### Exercise task:
Below is a listing to transcribe in full and exactly; keep the pictures out.

### Data provided:
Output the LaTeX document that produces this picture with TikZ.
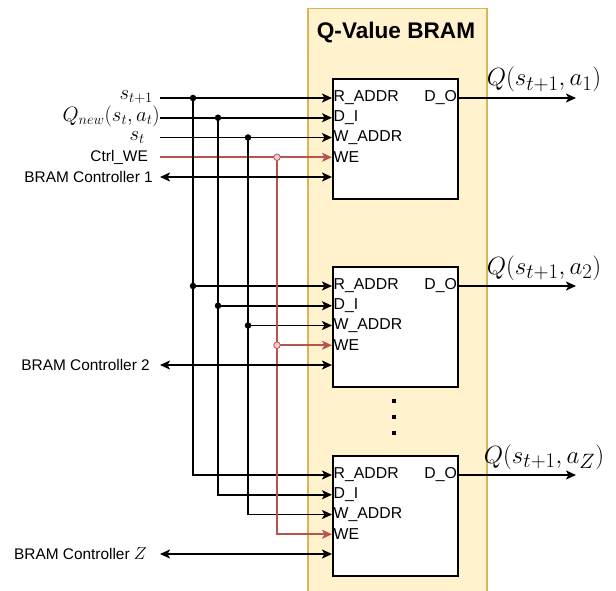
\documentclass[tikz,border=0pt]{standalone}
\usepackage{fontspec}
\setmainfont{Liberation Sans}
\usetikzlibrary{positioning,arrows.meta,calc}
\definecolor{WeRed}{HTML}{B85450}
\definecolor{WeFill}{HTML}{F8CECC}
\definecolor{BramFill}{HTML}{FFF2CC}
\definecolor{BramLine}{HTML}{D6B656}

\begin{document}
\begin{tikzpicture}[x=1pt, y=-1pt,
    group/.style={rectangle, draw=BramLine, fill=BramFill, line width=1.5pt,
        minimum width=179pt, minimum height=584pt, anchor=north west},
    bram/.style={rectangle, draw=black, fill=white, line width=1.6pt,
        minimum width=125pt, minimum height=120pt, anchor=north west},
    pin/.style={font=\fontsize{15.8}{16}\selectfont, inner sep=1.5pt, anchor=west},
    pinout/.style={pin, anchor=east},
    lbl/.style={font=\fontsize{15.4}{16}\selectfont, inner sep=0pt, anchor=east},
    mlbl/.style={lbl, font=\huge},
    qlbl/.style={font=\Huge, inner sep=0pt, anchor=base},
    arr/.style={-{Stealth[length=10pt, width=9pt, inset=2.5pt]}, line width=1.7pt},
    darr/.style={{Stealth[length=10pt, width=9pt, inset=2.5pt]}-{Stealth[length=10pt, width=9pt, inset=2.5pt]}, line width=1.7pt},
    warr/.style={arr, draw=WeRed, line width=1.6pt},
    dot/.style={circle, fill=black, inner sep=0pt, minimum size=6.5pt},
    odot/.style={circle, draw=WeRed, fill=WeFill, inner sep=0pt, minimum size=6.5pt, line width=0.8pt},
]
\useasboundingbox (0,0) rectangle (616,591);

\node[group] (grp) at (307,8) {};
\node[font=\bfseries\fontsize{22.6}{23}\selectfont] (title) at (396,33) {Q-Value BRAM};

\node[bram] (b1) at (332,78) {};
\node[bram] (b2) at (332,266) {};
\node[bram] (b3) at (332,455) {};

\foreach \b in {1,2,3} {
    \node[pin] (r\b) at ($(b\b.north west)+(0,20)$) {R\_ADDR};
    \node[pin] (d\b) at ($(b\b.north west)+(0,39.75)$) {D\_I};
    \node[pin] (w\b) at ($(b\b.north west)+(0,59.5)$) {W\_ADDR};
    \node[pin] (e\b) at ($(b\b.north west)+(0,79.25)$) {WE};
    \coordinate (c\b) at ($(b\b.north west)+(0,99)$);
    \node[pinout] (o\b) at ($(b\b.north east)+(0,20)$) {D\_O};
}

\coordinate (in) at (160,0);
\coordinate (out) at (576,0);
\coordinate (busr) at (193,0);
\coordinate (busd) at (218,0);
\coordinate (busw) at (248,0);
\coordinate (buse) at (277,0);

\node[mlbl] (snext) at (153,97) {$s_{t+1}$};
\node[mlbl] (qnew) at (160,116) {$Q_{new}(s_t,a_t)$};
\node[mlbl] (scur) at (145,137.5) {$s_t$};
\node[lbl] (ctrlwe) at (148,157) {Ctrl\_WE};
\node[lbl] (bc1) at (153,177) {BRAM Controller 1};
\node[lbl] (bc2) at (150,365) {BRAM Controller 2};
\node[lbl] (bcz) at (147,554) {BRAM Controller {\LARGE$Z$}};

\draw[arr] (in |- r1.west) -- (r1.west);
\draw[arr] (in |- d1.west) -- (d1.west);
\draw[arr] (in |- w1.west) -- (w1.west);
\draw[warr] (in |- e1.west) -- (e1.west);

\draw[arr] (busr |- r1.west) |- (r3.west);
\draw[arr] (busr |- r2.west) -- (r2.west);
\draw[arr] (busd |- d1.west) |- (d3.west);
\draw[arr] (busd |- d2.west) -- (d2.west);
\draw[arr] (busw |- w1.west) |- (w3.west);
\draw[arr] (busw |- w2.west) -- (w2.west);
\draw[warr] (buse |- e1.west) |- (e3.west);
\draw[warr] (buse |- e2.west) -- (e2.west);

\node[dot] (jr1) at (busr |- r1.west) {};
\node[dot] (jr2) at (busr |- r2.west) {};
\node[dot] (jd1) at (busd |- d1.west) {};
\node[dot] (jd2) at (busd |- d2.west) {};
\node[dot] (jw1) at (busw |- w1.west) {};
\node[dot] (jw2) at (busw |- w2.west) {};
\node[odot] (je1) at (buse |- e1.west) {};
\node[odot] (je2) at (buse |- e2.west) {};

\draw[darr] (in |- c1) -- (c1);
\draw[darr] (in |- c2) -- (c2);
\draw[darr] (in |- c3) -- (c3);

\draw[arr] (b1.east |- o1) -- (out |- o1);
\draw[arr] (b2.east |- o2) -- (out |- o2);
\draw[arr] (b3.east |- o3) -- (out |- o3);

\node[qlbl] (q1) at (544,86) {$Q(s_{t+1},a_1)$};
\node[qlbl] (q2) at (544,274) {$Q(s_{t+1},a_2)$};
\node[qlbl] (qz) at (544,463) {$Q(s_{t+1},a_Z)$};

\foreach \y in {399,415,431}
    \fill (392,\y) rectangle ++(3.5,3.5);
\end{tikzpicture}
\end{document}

### The answer:
Output the LaTeX document that produces this picture with TikZ.
\documentclass[tikz,border=0pt]{standalone}
\usepackage{fontspec}
\setmainfont{Liberation Sans}
\usetikzlibrary{positioning,arrows.meta,calc}
\definecolor{WeRed}{HTML}{B85450}
\definecolor{WeFill}{HTML}{F8CECC}
\definecolor{BramFill}{HTML}{FFF2CC}
\definecolor{BramLine}{HTML}{D6B656}

\begin{document}
\begin{tikzpicture}[x=1pt, y=-1pt,
    group/.style={rectangle, draw=BramLine, fill=BramFill, line width=1.5pt,
        minimum width=179pt, minimum height=584pt, anchor=north west},
    bram/.style={rectangle, draw=black, fill=white, line width=1.6pt,
        minimum width=125pt, minimum height=120pt, anchor=north west},
    pin/.style={font=\fontsize{15.8}{16}\selectfont, inner sep=1.5pt, anchor=west},
    pinout/.style={pin, anchor=east},
    lbl/.style={font=\fontsize{15.4}{16}\selectfont, inner sep=0pt, anchor=east},
    mlbl/.style={lbl, font=\huge},
    qlbl/.style={font=\Huge, inner sep=0pt, anchor=base},
    arr/.style={-{Stealth[length=10pt, width=9pt, inset=2.5pt]}, line width=1.7pt},
    darr/.style={{Stealth[length=10pt, width=9pt, inset=2.5pt]}-{Stealth[length=10pt, width=9pt, inset=2.5pt]}, line width=1.7pt},
    warr/.style={arr, draw=WeRed, line width=1.6pt},
    dot/.style={circle, fill=black, inner sep=0pt, minimum size=6.5pt},
    odot/.style={circle, draw=WeRed, fill=WeFill, inner sep=0pt, minimum size=6.5pt, line width=0.8pt},
]
\useasboundingbox (0,0) rectangle (616,591);

\node[group] (grp) at (307,8) {};
\node[font=\bfseries\fontsize{22.6}{23}\selectfont] (title) at (396,33) {Q-Value BRAM};

\node[bram] (b1) at (332,78) {};
\node[bram] (b2) at (332,266) {};
\node[bram] (b3) at (332,455) {};

\foreach \b in {1,2,3} {
    \node[pin] (r\b) at ($(b\b.north west)+(0,20)$) {R\_ADDR};
    \node[pin] (d\b) at ($(b\b.north west)+(0,39.75)$) {D\_I};
    \node[pin] (w\b) at ($(b\b.north west)+(0,59.5)$) {W\_ADDR};
    \node[pin] (e\b) at ($(b\b.north west)+(0,79.25)$) {WE};
    \coordinate (c\b) at ($(b\b.north west)+(0,99)$);
    \node[pinout] (o\b) at ($(b\b.north east)+(0,20)$) {D\_O};
}

\coordinate (in) at (160,0);
\coordinate (out) at (576,0);
\coordinate (busr) at (193,0);
\coordinate (busd) at (218,0);
\coordinate (busw) at (248,0);
\coordinate (buse) at (277,0);

\node[mlbl] (snext) at (153,97) {$s_{t+1}$};
\node[mlbl] (qnew) at (160,116) {$Q_{new}(s_t,a_t)$};
\node[mlbl] (scur) at (145,137.5) {$s_t$};
\node[lbl] (ctrlwe) at (148,157) {Ctrl\_WE};
\node[lbl] (bc1) at (153,177) {BRAM Controller 1};
\node[lbl] (bc2) at (150,365) {BRAM Controller 2};
\node[lbl] (bcz) at (147,554) {BRAM Controller {\LARGE$Z$}};

\draw[arr] (in |- r1.west) -- (r1.west);
\draw[arr] (in |- d1.west) -- (d1.west);
\draw[arr] (in |- w1.west) -- (w1.west);
\draw[warr] (in |- e1.west) -- (e1.west);

\draw[arr] (busr |- r1.west) |- (r3.west);
\draw[arr] (busr |- r2.west) -- (r2.west);
\draw[arr] (busd |- d1.west) |- (d3.west);
\draw[arr] (busd |- d2.west) -- (d2.west);
\draw[arr] (busw |- w1.west) |- (w3.west);
\draw[arr] (busw |- w2.west) -- (w2.west);
\draw[warr] (buse |- e1.west) |- (e3.west);
\draw[warr] (buse |- e2.west) -- (e2.west);

\node[dot] (jr1) at (busr |- r1.west) {};
\node[dot] (jr2) at (busr |- r2.west) {};
\node[dot] (jd1) at (busd |- d1.west) {};
\node[dot] (jd2) at (busd |- d2.west) {};
\node[dot] (jw1) at (busw |- w1.west) {};
\node[dot] (jw2) at (busw |- w2.west) {};
\node[odot] (je1) at (buse |- e1.west) {};
\node[odot] (je2) at (buse |- e2.west) {};

\draw[darr] (in |- c1) -- (c1);
\draw[darr] (in |- c2) -- (c2);
\draw[darr] (in |- c3) -- (c3);

\draw[arr] (b1.east |- o1) -- (out |- o1);
\draw[arr] (b2.east |- o2) -- (out |- o2);
\draw[arr] (b3.east |- o3) -- (out |- o3);

\node[qlbl] (q1) at (544,86) {$Q(s_{t+1},a_1)$};
\node[qlbl] (q2) at (544,274) {$Q(s_{t+1},a_2)$};
\node[qlbl] (qz) at (544,463) {$Q(s_{t+1},a_Z)$};

\foreach \y in {399,415,431}
    \fill (392,\y) rectangle ++(3.5,3.5);
\end{tikzpicture}
\end{document}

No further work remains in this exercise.